Response to Nation article dated October 30, 2020 and statements attributed to the Regional Cooperation and Trade Support Team Leader, Felipe de la Mota.
Barbados takes good note of the statements attributed to the Regional Cooperation and Trade Support Team Leader, Felipe de la Mota and states categorically that the timeline of the Global Forum (GF) assessment was never in dispute.
Further, it must be highlighted that the GF did not ‘blacklist’ Barbados nor impose any defensive measures and/or sanctions.
Barbados also iterates the fact that the GF does not determine the European Union’s (EU) listing or its listing exercise but rather the Code of Conduct Group, after receiving assessments from the technical arm called Directorate General Taxation and Customs Union (DG TAXUD), makes recommendations to the Council of Ministers who then make the ultimate decision.
The EU was present in Luxembourg at the GF meeting in February of this year, when Barbados’ report was presented. The EU was therefore aware of all that transpired at the meeting particularly the acknowledgement that Barbados had no legislative deficiencies.
The EU has developed its own criteria separate and apart from that of the GF and chooses to rely on the GF report as and when it suits the EU’s purposes.

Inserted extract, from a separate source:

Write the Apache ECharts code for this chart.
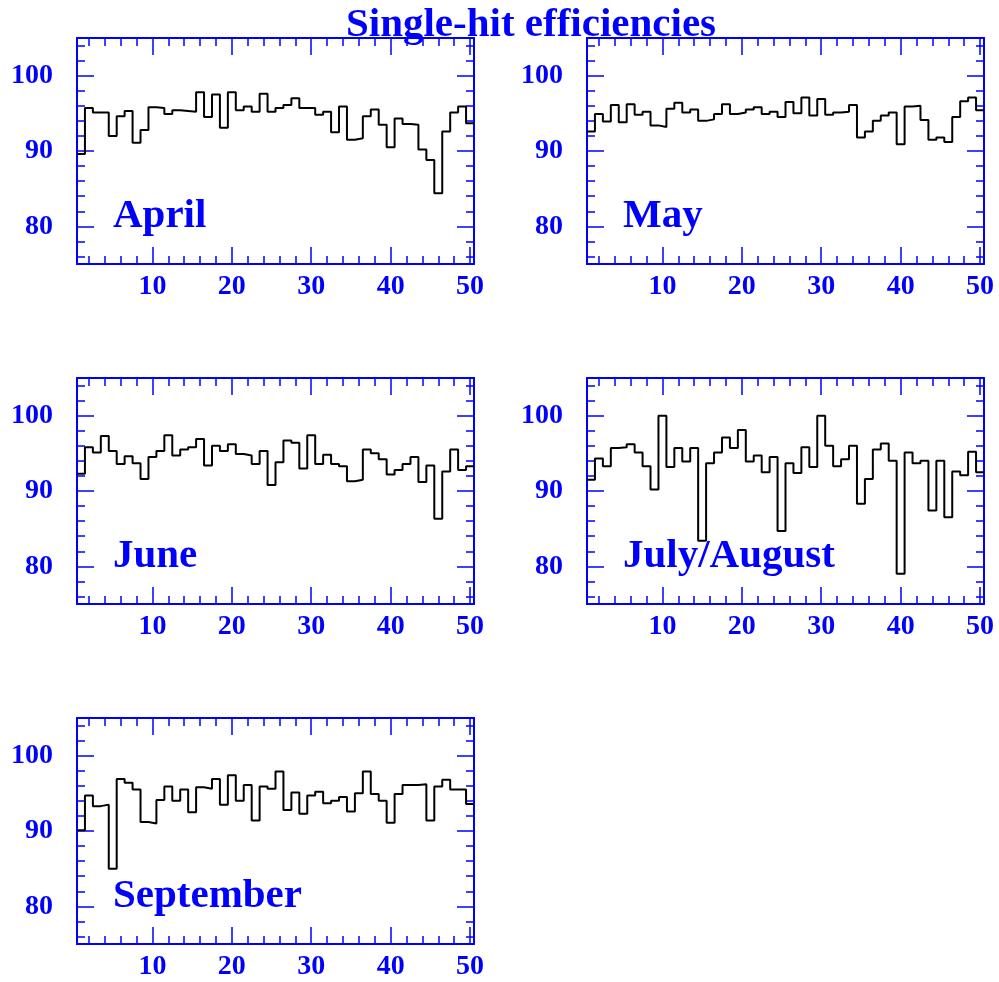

Being cognizant of this fact, Barbados through its Ministry of International Business and Industry, initiated discussions with the DG TAXUD and then the Chair of the Code of Conduct Group in order to reiterate that not only was Barbados legislatively compliant in accordance with the GF’s Exchange of Information on Request standard, but that we were well on the way to demonstrating effectiveness and as such would be seeking a supplementary review by the GF in short order.
Barbados was of the opinion that, since the EU Criteria 1.2 stated that “jurisdictions should possess at least a Largely Compliant (LC) rating”, given the circumstances of our Partially Compliant (PC) rating and other present global health and economic factors, that good reason would suggest that if the EU wanted to list Barbados, then placing us on the monitoring “grey list” was the reasonable approach.
Instead the EU took the hard-line approach to negatively list Barbados, all of which had nothing to do with the GF or its process.
Barbados therefore has no misconceptions of its understanding of the EU and its modus operandi.